-- Recorded data start --

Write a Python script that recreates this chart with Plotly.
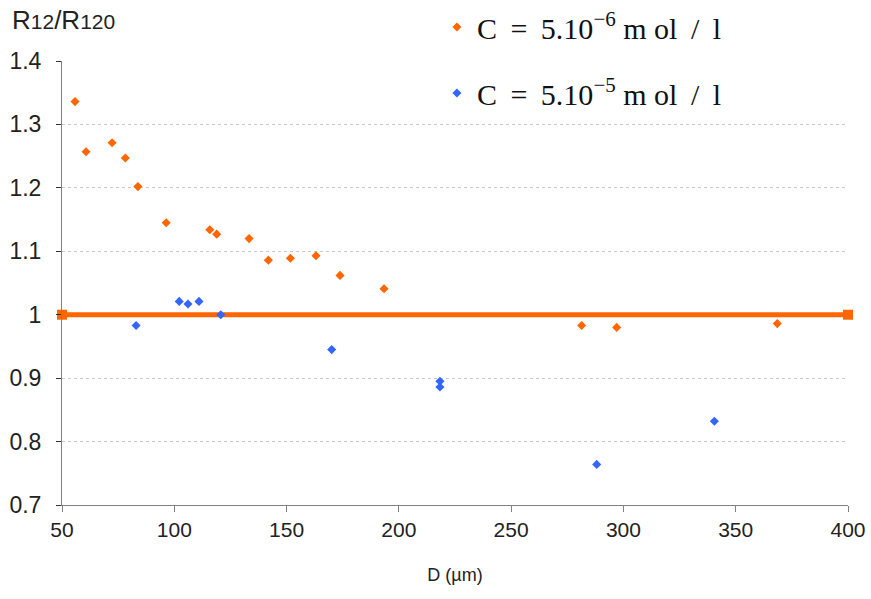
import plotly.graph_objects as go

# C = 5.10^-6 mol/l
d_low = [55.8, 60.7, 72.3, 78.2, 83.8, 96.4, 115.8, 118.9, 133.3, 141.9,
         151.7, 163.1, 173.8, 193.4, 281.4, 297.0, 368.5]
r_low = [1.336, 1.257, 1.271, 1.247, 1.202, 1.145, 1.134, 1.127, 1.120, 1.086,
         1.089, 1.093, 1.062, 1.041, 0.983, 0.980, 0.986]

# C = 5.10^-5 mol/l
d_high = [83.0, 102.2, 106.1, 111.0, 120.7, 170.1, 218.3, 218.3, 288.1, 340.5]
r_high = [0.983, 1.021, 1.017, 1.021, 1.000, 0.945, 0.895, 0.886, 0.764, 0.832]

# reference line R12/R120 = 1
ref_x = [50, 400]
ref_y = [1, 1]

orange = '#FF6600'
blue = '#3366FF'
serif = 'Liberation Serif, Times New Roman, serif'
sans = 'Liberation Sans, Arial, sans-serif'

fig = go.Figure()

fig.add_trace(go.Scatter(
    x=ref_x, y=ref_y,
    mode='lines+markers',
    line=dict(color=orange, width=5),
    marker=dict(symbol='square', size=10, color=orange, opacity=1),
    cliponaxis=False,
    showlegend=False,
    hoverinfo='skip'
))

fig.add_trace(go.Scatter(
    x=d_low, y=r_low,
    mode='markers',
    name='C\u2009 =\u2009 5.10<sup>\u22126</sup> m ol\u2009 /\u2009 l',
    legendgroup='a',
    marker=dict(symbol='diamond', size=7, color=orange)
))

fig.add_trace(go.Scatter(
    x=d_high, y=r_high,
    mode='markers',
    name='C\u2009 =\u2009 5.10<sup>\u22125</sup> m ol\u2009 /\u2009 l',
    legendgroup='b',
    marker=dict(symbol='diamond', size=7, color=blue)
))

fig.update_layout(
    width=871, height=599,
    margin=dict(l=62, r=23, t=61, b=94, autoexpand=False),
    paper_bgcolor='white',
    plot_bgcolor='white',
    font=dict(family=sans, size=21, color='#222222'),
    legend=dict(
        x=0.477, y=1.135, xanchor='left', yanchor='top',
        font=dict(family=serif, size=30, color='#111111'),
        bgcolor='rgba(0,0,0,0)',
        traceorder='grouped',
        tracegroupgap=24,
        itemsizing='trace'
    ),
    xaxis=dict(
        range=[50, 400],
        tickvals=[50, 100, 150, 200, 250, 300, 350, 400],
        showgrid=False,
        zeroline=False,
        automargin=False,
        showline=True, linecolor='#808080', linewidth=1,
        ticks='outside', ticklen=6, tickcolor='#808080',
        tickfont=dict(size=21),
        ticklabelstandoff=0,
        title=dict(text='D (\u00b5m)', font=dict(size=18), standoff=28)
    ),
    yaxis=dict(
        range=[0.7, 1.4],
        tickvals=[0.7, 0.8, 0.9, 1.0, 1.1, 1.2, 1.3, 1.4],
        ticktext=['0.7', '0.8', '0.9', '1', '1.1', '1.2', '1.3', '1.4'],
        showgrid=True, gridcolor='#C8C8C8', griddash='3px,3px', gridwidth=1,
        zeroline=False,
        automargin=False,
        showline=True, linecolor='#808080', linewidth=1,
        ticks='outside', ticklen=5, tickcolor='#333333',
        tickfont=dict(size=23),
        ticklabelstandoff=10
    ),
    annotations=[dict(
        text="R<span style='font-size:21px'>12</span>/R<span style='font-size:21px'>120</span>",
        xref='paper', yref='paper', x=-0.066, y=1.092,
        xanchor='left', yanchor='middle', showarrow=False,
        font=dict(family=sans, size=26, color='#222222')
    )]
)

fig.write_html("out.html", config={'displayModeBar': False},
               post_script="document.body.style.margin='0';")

-- Recorded data end --

Aim of the task
Write out the full set of lines verbatim, without the pictures.

Response below
Write a Python script that recreates this chart with Plotly.
import plotly.graph_objects as go

# C = 5.10^-6 mol/l
d_low = [55.8, 60.7, 72.3, 78.2, 83.8, 96.4, 115.8, 118.9, 133.3, 141.9,
         151.7, 163.1, 173.8, 193.4, 281.4, 297.0, 368.5]
r_low = [1.336, 1.257, 1.271, 1.247, 1.202, 1.145, 1.134, 1.127, 1.120, 1.086,
         1.089, 1.093, 1.062, 1.041, 0.983, 0.980, 0.986]

# C = 5.10^-5 mol/l
d_high = [83.0, 102.2, 106.1, 111.0, 120.7, 170.1, 218.3, 218.3, 288.1, 340.5]
r_high = [0.983, 1.021, 1.017, 1.021, 1.000, 0.945, 0.895, 0.886, 0.764, 0.832]

# reference line R12/R120 = 1
ref_x = [50, 400]
ref_y = [1, 1]

orange = '#FF6600'
blue = '#3366FF'
serif = 'Liberation Serif, Times New Roman, serif'
sans = 'Liberation Sans, Arial, sans-serif'

fig = go.Figure()

fig.add_trace(go.Scatter(
    x=ref_x, y=ref_y,
    mode='lines+markers',
    line=dict(color=orange, width=5),
    marker=dict(symbol='square', size=10, color=orange, opacity=1),
    cliponaxis=False,
    showlegend=False,
    hoverinfo='skip'
))

fig.add_trace(go.Scatter(
    x=d_low, y=r_low,
    mode='markers',
    name='C\u2009 =\u2009 5.10<sup>\u22126</sup> m ol\u2009 /\u2009 l',
    legendgroup='a',
    marker=dict(symbol='diamond', size=7, color=orange)
))

fig.add_trace(go.Scatter(
    x=d_high, y=r_high,
    mode='markers',
    name='C\u2009 =\u2009 5.10<sup>\u22125</sup> m ol\u2009 /\u2009 l',
    legendgroup='b',
    marker=dict(symbol='diamond', size=7, color=blue)
))

fig.update_layout(
    width=871, height=599,
    margin=dict(l=62, r=23, t=61, b=94, autoexpand=False),
    paper_bgcolor='white',
    plot_bgcolor='white',
    font=dict(family=sans, size=21, color='#222222'),
    legend=dict(
        x=0.477, y=1.135, xanchor='left', yanchor='top',
        font=dict(family=serif, size=30, color='#111111'),
        bgcolor='rgba(0,0,0,0)',
        traceorder='grouped',
        tracegroupgap=24,
        itemsizing='trace'
    ),
    xaxis=dict(
        range=[50, 400],
        tickvals=[50, 100, 150, 200, 250, 300, 350, 400],
        showgrid=False,
        zeroline=False,
        automargin=False,
        showline=True, linecolor='#808080', linewidth=1,
        ticks='outside', ticklen=6, tickcolor='#808080',
        tickfont=dict(size=21),
        ticklabelstandoff=0,
        title=dict(text='D (\u00b5m)', font=dict(size=18), standoff=28)
    ),
    yaxis=dict(
        range=[0.7, 1.4],
        tickvals=[0.7, 0.8, 0.9, 1.0, 1.1, 1.2, 1.3, 1.4],
        ticktext=['0.7', '0.8', '0.9', '1', '1.1', '1.2', '1.3', '1.4'],
        showgrid=True, gridcolor='#C8C8C8', griddash='3px,3px', gridwidth=1,
        zeroline=False,
        automargin=False,
        showline=True, linecolor='#808080', linewidth=1,
        ticks='outside', ticklen=5, tickcolor='#333333',
        tickfont=dict(size=23),
        ticklabelstandoff=10
    ),
    annotations=[dict(
        text="R<span style='font-size:21px'>12</span>/R<span style='font-size:21px'>120</span>",
        xref='paper', yref='paper', x=-0.066, y=1.092,
        xanchor='left', yanchor='middle', showarrow=False,
        font=dict(family=sans, size=26, color='#222222')
    )]
)

fig.write_html("out.html", config={'displayModeBar': False},
               post_script="document.body.style.margin='0';")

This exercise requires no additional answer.